The organizations complaining about Anderson, Markowitz, and Kanarek as peer reviewers correctly point out that these physicians are advocates and highly compensated expert witnesses for the asbestos lawsuit industry. The letter to the EPA also points out that they have been purveyors of dubious opinions on “each and every exposure,” which have been found to be unreliable and not well supported.[4] Certainly less biased experts could be found, and if not, then the Peer Review committee could be balanced with experts who have more balanced views. Inquiring minds wonder how the peer review committee ever became so unbalanced, but I suspect that asymmetrical evaluation of conflicts of interest had a lot to do with it.[5]


[1]  James Hanley, Corbett McDonald, and Margaret R. Becklake, “In Memoriam 2003: Francis Douglas Kelly Liddell.”

[2]  F.D.K. Liddell, “Magic, Menace, Myth and Malice,” 41 Ann. Occup. Hyg. 3, 3 (1997).

[3]  The U.S. Chamber of Commerce, U.S. Chamber Institute for Legal Reform, American Property Casualty Insurance Association, American Tort Reform Association, Aerospace Industries Association, Coalition for Litigation Justice, International Association of Defense Counsel, National Federation of Independent Business Small Business Legal Center, Product Liability Advisory Council, Inc., and Washington Legal Foundation.

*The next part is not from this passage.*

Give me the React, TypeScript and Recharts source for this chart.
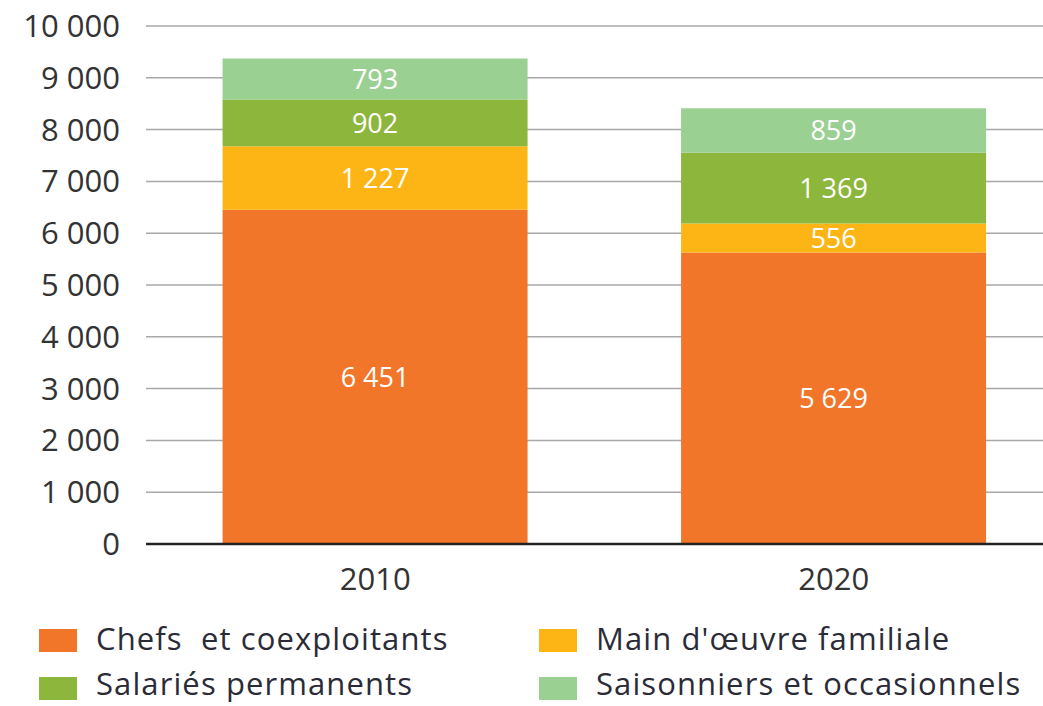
import React from 'react';
import { BarChart, Bar, XAxis, YAxis, CartesianGrid, Legend, LabelList } from 'recharts';

const categories = ['2010', '2020'];
const chefs = [6451, 5629];
const mainOeuvre = [1227, 556];
const salaries = [902, 1369];
const saisonniers = [793, 859];
const yTicks = [0, 1000, 2000, 3000, 4000, 5000, 6000, 7000, 8000, 9000, 10000];

const seriesNames = [
  'Chefs  et coexploitants',
  "Main d'œuvre familiale",
  'Salariés permanents',
  'Saisonniers et occasionnels',
];
const seriesKeys = ['chefs', 'mainOeuvre', 'salaries', 'saisonniers'];
const seriesColors = ['#F2762A', '#FDB515', '#8DB63C', '#9BD093'];

const data = categories.map((c, i) => ({
  year: c,
  chefs: chefs[i],
  mainOeuvre: mainOeuvre[i],
  salaries: salaries[i],
  saisonniers: saisonniers[i],
}));

const fmt = (v: any) => {
  const n = Number(v);
  return String(n).replace(/\B(?=(\d{3})+(?!\d))/g, '\u00A0');
};

const FONT = "'Open Sans', 'DejaVu Sans', sans-serif";

const legendCols = [39, 539, 39, 539];
const legendSquareTop = [17, 17, 65, 65];
const legendTextTop = [11, 11, 56, 56];

const LegendContent = () => (
  <div style={{ position: 'relative', width: 1043, height: 94 }}>
    {seriesNames.map((name, i) => (
      <React.Fragment key={name}>
        <div
          style={{
            position: 'absolute',
            left: legendCols[i],
            top: legendSquareTop[i],
            width: 38,
            height: 23,
            background: seriesColors[i],
          }}
        />
        <span
          style={{
            position: 'absolute',
            left: legendCols[i] + 57,
            top: legendTextTop[i],
            fontFamily: FONT,
            fontSize: 31,
            lineHeight: '31px',
            letterSpacing: 1.1,
            color: '#2b2b38',
            whiteSpace: 'pre',
          }}
        >
          {name}
        </span>
      </React.Fragment>
    ))}
  </div>
);

export default function App() {
  return (
    <div
      style={{
        position: 'absolute',
        left: 0,
        top: 0,
        width: 1043,
        height: 706,
        overflow: 'hidden',
        background: '#fff',
      }}
    >
      <BarChart
        width={1080}
        height={706}
        data={data}
        margin={{ top: 26, right: 17, left: 0, bottom: 0 }}
        barCategoryGap="16.7%"
      >
        <CartesianGrid vertical={false} stroke="#a8a8a8" strokeWidth={1.5} />
        <XAxis
          dataKey="year"
          tickLine={false}
          axisLine={{ stroke: '#222', strokeWidth: 2.5 }}
          tickMargin={18}
          height={68}
          tick={{ fontSize: 31, fill: '#333', fontFamily: FONT }}
        />
        <YAxis
          domain={[0, 10000]}
          ticks={yTicks}
          interval={0}
          tickFormatter={fmt}
          axisLine={false}
          tickLine={false}
          tickMargin={20}
          width={146}
          tick={{ fontSize: 31, fill: '#333', fontFamily: FONT }}
        />
        <Legend
          verticalAlign="bottom"
          content={LegendContent}
          wrapperStyle={{ left: 0, bottom: 0, width: 1043, height: 94 }}
        />
        {seriesKeys.map((k, i) => (
          <Bar
            key={k}
            dataKey={k}
            name={seriesNames[i]}
            stackId="a"
            fill={seriesColors[i]}
            isAnimationActive={false}
          >
            <LabelList
              dataKey={k}
              position="center"
              formatter={fmt}
              fill="#fff"
              style={{ fontSize: 27, fontFamily: FONT, fill: '#fff', fontWeight: 500 }}
            />
          </Bar>
        ))}
      </BarChart>
    </div>
  );
}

[4]  See, e.g., In re W.R. Grace & Co., 355 B.R. 462, 482 (Bankr. D. Del. 2006) (“Dr. Anderson’s analysis is unreliable. Dr. Anderson’s opinion, therefore, does not satisfy Daubert and its progeny and is not admissible. We exclude this evidence.”), appeal den., 2007 WL 1074094 (D. Del. Mar. 26, 2007); In re Matter of New York City Asbestos Litig., 48 Misc. 3d 460, 483-484 (Sup. Ct. N.Y. Cty. 2015) (“For all of these reasons, Markowitz’s opinions, either individually or collectively, do not establish that asbestos contained in friction products can cause mesothelioma, and as he conceded, he could identify no study to support his proposition that there is an increased risk of contracting mesothelioma from exposure to auto brakes, clutches, or gaskets or that there is an increased risk of mesothelioma from the use of friction products or work on friction materials in the automobile industry…. Markowitz not only cited no study to support his opinion, but he also conceded that numerous studies contradict it.”), aff’d sub nom., Juni v. A.O. Smith Water Prods. Co., 32 N.Y.3d 1116, 116 N.E.3d 75 91 N.Y.S.3d 784 (2018).

[5]  “Disappearing Conflicts of Interest” (Oct. 29, 2017) (discussing Steven Markowitz); “The Mt. Sinai Catechism” (June 7, 2013) (discussing Markowitz’ s publications that followed up on Selikoff’s insulator cohort).